Typo: Falco 2.0 in Table 2.

Review #3
Anonymous submitted on 07/Sep/2025
Suggestion:
Reject
Review Comment:

This paper presents an exploration of how open-source LLMs can be integrated into semantic web workflows for entity linking in narrative graphs.
The authors test LLMs in combination with Wikidata SPARQL queries and Wikipedia APIs, in a layered way, showing the incremental contribution of these tools on top of the small LLMs.

The work is rather original as it is the first application of these technologies to narrative graphs. The stepwise refinement shows also the weaknesses of naïve prompting. These informations are not completely new and sort of expected, however, therefore the innovation value is moderate.

About the results obtained, the dataset is limited in size (30 narratives with 330 entities). I understand the justification based on the sample size determination formula to indicate that this subset is sufficient to reproduce the results expected on the larger sample of 454 narratives. However, the provided justification is exclusively statistic. It does not take into account the variability of descriptions in language. Also, despite the indication of three clear groups/types of narratives, it is not said whether the subset of 30 narratives include representants from all groups.

Looking at the results, considering the 0.05 error margin included by this selection, it is clear that in most tables the F1 is not statistically different for the top 3-4 results, limiting the possibility of interpretation of the results. Some results are quite surprising such as 9b models exceeding the performance of larger ones.
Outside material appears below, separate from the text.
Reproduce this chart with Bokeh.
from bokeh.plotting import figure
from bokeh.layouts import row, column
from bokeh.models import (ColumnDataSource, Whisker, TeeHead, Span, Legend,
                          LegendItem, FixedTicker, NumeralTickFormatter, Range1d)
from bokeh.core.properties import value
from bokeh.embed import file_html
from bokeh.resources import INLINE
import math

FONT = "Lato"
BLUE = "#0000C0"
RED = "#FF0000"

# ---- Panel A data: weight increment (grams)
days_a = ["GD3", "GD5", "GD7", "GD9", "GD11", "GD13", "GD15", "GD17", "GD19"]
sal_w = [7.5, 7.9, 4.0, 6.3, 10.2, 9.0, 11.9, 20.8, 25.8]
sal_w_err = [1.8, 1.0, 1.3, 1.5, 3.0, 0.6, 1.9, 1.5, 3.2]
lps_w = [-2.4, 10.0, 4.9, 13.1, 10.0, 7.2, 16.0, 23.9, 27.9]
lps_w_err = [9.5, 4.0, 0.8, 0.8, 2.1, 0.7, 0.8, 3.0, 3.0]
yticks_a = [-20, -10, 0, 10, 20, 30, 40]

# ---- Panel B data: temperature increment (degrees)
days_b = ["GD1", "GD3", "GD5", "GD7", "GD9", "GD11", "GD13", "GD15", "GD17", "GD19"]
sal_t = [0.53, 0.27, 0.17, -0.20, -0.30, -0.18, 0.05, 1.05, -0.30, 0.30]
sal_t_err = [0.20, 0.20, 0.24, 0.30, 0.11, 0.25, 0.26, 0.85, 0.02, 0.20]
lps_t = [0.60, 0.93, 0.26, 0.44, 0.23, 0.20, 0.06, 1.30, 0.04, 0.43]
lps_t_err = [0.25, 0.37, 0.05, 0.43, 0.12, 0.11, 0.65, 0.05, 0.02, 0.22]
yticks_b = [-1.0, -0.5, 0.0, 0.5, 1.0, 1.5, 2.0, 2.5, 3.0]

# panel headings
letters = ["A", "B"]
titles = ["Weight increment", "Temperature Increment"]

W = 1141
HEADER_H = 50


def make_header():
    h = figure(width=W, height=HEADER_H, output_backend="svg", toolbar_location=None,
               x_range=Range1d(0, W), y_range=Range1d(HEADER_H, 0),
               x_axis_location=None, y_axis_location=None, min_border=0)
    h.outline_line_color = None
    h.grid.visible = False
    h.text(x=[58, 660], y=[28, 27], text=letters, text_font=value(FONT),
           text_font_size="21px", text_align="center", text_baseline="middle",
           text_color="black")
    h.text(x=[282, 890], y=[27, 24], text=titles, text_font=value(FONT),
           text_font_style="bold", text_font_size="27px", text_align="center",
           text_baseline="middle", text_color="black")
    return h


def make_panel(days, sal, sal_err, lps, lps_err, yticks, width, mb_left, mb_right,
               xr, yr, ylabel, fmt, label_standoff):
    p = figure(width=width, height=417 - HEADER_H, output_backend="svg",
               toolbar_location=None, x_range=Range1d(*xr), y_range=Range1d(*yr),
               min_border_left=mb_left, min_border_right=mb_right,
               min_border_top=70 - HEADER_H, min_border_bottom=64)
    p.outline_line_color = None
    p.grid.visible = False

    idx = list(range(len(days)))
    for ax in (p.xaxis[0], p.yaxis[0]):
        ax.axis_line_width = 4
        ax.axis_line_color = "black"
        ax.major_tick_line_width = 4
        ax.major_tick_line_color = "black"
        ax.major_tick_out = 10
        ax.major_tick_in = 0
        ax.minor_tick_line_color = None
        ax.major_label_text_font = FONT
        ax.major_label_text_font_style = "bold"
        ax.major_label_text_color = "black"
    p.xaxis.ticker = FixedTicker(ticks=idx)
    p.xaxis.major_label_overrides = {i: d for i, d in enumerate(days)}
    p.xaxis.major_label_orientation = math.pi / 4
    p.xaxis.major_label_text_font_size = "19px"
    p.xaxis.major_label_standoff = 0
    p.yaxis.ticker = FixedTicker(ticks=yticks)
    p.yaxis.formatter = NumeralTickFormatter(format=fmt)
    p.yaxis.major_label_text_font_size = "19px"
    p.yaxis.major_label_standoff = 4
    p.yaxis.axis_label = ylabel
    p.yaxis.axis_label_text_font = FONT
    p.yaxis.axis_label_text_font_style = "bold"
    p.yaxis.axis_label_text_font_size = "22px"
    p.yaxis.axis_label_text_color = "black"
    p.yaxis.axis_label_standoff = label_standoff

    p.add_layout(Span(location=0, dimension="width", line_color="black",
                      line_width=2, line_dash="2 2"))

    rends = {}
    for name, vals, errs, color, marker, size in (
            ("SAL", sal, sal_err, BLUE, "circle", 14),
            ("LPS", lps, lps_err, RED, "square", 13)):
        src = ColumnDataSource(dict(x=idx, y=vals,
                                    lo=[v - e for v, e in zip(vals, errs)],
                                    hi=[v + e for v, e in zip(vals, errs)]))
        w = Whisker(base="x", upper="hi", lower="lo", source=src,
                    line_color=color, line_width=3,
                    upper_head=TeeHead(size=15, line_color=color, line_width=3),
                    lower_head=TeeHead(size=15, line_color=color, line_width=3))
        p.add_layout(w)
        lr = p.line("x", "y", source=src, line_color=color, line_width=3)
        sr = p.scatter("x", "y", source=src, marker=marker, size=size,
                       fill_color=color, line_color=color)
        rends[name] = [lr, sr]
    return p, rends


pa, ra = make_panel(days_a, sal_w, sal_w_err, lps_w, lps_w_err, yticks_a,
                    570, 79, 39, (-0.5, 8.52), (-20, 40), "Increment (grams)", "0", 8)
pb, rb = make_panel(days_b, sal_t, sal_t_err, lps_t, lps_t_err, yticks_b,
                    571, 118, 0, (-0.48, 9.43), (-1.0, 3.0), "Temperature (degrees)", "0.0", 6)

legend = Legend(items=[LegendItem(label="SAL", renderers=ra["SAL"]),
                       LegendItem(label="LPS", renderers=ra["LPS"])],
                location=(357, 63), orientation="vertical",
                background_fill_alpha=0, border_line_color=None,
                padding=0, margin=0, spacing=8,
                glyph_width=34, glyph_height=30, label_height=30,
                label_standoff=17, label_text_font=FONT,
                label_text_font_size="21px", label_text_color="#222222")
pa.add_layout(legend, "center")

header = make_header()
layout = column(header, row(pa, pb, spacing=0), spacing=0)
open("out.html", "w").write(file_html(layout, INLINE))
A graph linking model size and results would have been useful.

The lack of a comparison with closed models (eg GPT-n) does not allow to appreciate how far are these results from those of larger, commercial models.

The annotation was carried out only by an expert (at least two would be recommended for these tasks).

Note also that the format doesn't seem appropriate to the SWJ style.

In conclusion, given the drawbacks previously listed, it seems that the paper would need a major overhaul with more experiments and dataset re-annotation. It seems too much for a revision, so I'm proposing rejection.